Discovery of Ultrapotent Heterodimeric Peptide Ligands Using Library-vs-Library RaPID Selections

Although numerous strategies for the identification of biologically active peptides are available, the methodologies to discover functional peptide pairs remain relatively scarce. The pairing of two combinatorial peptide libraries can furnish very large chemical spaces, which can be leveraged in ligand discovery to identify potent binders for proteins of interest. Here, we report the development of a library-vs-library in vitro selection platform for the discovery of heterodimeric macrocyclic peptide ligands. The platform is built upon the Random nonstandard Peptides Integrated Discovery (RaPID) system and utilizes protein-templated ligation of peptides from two mRNA display libraries to select for functional heterodimers. We report the method development and demonstrate the utility of the resulting protocols by identifying an ultrapotent heterodimeric ligand of 14–3–3ζ protein (h1.2, KD = 120 pM), which forms via a proximity-enabled inverse electron demand Diels–Alder reaction of two cyclic peptide monomers upon binding to the protein.
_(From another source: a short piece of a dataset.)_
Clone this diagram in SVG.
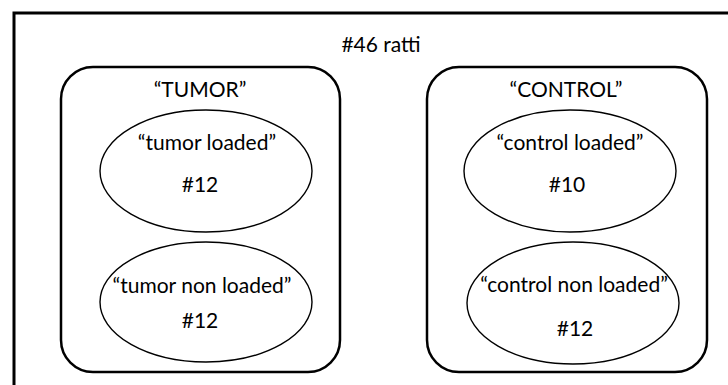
<svg xmlns="http://www.w3.org/2000/svg" width="728" height="385" viewBox="0 0 728 385">
<style>
text{font-family:Lato,"Open Sans","Liberation Sans",sans-serif;font-size:21px;fill:#000;text-anchor:middle}
.grp{fill:#fff;stroke:#000;stroke-width:2.5}
.ell{fill:#fff;stroke:#000;stroke-width:1.4}
</style>
<rect width="728" height="385" fill="#fff"/>
<g id="outer">
<rect x="14" y="13" width="730" height="390" fill="#fff" stroke="#000" stroke-width="3"/>
<text x="381" y="52">#46 ratti</text>
</g>
<g id="tumor">
<rect class="grp" x="61" y="67" width="279" height="305" rx="32"/>
<text x="200" y="97">“TUMOR”</text>
</g>
<g id="control">
<rect class="grp" x="427" y="67" width="280" height="305" rx="32"/>
<text x="566" y="97">“CONTROL”</text>
</g>
<g id="tumor-loaded">
<ellipse class="ell" cx="206" cy="171" rx="106" ry="61"/>
<text x="207" y="150">“tumor loaded”</text>
<text x="200" y="192">#12</text>
</g>
<g id="tumor-non-loaded">
<ellipse class="ell" cx="206" cy="302" rx="106" ry="60"/>
<text x="202" y="293">“tumor non loaded”</text>
<text x="200" y="328">#12</text>
</g>
<g id="control-loaded">
<ellipse class="ell" cx="570" cy="171" rx="106" ry="61"/>
<text x="570" y="150">“control loaded”</text>
<text x="567" y="192">#10</text>
</g>
<g id="control-non-loaded">
<ellipse class="ell" cx="573" cy="303" rx="106" ry="61"/>
<text x="574" y="292">“control non loaded”</text>
<text x="575" y="336">#12</text>
</g>
<g id="connectors"></g>
</svg>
The formation of h1.2 from a1 and b2 monomers was accelerated 560-fold in the presence of 14–3–3ζ, and the heterodimer had a superior affinity compared to the constituent monomers [KD(a1) = 430 pM and KD(b2) = 700 pM]. Our strategy may be useful in drug discovery to develop high-affinity ligands against oligomeric proteins, targets without prominent binding pockets, or for disrupting protein–protein interactions characterized by large interaction areas.